§ TASK TO COMPLETE: Reproduce, word for word, every line from the first one down to the line containing "140, interval: 20", and nothing else.

§ DATA PROVIDED:
↓

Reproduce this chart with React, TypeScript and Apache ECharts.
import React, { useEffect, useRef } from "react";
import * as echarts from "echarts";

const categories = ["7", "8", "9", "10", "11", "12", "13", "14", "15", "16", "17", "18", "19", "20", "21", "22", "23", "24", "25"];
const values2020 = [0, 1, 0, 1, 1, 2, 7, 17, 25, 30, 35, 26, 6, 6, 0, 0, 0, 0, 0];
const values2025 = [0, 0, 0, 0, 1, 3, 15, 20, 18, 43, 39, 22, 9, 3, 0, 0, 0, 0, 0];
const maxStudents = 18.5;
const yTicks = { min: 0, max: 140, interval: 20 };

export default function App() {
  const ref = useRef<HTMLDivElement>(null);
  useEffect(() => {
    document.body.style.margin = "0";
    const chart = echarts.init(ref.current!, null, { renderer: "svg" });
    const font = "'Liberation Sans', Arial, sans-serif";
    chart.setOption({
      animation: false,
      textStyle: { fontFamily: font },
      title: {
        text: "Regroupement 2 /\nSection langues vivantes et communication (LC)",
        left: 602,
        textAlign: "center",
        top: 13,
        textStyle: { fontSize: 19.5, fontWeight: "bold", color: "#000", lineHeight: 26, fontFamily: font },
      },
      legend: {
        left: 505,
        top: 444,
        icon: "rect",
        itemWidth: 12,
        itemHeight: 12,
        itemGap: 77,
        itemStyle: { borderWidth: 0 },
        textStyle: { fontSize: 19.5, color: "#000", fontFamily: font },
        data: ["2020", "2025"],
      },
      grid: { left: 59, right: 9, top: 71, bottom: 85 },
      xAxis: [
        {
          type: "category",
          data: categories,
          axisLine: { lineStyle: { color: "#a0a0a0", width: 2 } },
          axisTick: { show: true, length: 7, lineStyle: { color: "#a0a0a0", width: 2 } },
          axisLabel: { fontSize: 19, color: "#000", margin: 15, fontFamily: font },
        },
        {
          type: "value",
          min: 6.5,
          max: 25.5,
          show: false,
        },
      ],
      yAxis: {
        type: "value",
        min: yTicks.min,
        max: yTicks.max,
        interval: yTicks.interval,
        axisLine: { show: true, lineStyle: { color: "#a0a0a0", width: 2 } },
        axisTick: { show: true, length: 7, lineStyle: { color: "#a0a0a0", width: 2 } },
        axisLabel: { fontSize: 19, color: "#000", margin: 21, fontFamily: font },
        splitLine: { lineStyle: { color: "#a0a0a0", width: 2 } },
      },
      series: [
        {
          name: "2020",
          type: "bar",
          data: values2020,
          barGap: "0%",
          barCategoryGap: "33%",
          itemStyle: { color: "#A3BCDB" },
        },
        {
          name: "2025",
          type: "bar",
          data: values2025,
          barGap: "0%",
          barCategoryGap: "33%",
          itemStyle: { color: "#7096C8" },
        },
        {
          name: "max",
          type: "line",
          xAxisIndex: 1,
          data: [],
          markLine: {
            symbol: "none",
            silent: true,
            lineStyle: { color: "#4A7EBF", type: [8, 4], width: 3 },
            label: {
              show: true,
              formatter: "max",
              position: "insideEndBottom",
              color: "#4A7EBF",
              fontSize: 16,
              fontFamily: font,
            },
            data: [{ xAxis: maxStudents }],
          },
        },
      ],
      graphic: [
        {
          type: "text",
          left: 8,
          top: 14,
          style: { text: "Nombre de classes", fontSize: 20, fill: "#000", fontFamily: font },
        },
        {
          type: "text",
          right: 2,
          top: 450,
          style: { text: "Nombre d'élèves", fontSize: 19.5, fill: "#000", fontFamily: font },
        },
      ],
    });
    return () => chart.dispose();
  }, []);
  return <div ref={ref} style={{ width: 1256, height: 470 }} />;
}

↑

§ WORKED SOLUTION:
Reproduce this chart with React, TypeScript and Apache ECharts.
import React, { useEffect, useRef } from "react";
import * as echarts from "echarts";

const categories = ["7", "8", "9", "10", "11", "12", "13", "14", "15", "16", "17", "18", "19", "20", "21", "22", "23", "24", "25"];
const values2020 = [0, 1, 0, 1, 1, 2, 7, 17, 25, 30, 35, 26, 6, 6, 0, 0, 0, 0, 0];
const values2025 = [0, 0, 0, 0, 1, 3, 15, 20, 18, 43, 39, 22, 9, 3, 0, 0, 0, 0, 0];
const maxStudents = 18.5;
const yTicks = { min: 0, max: 140, interval: 20 };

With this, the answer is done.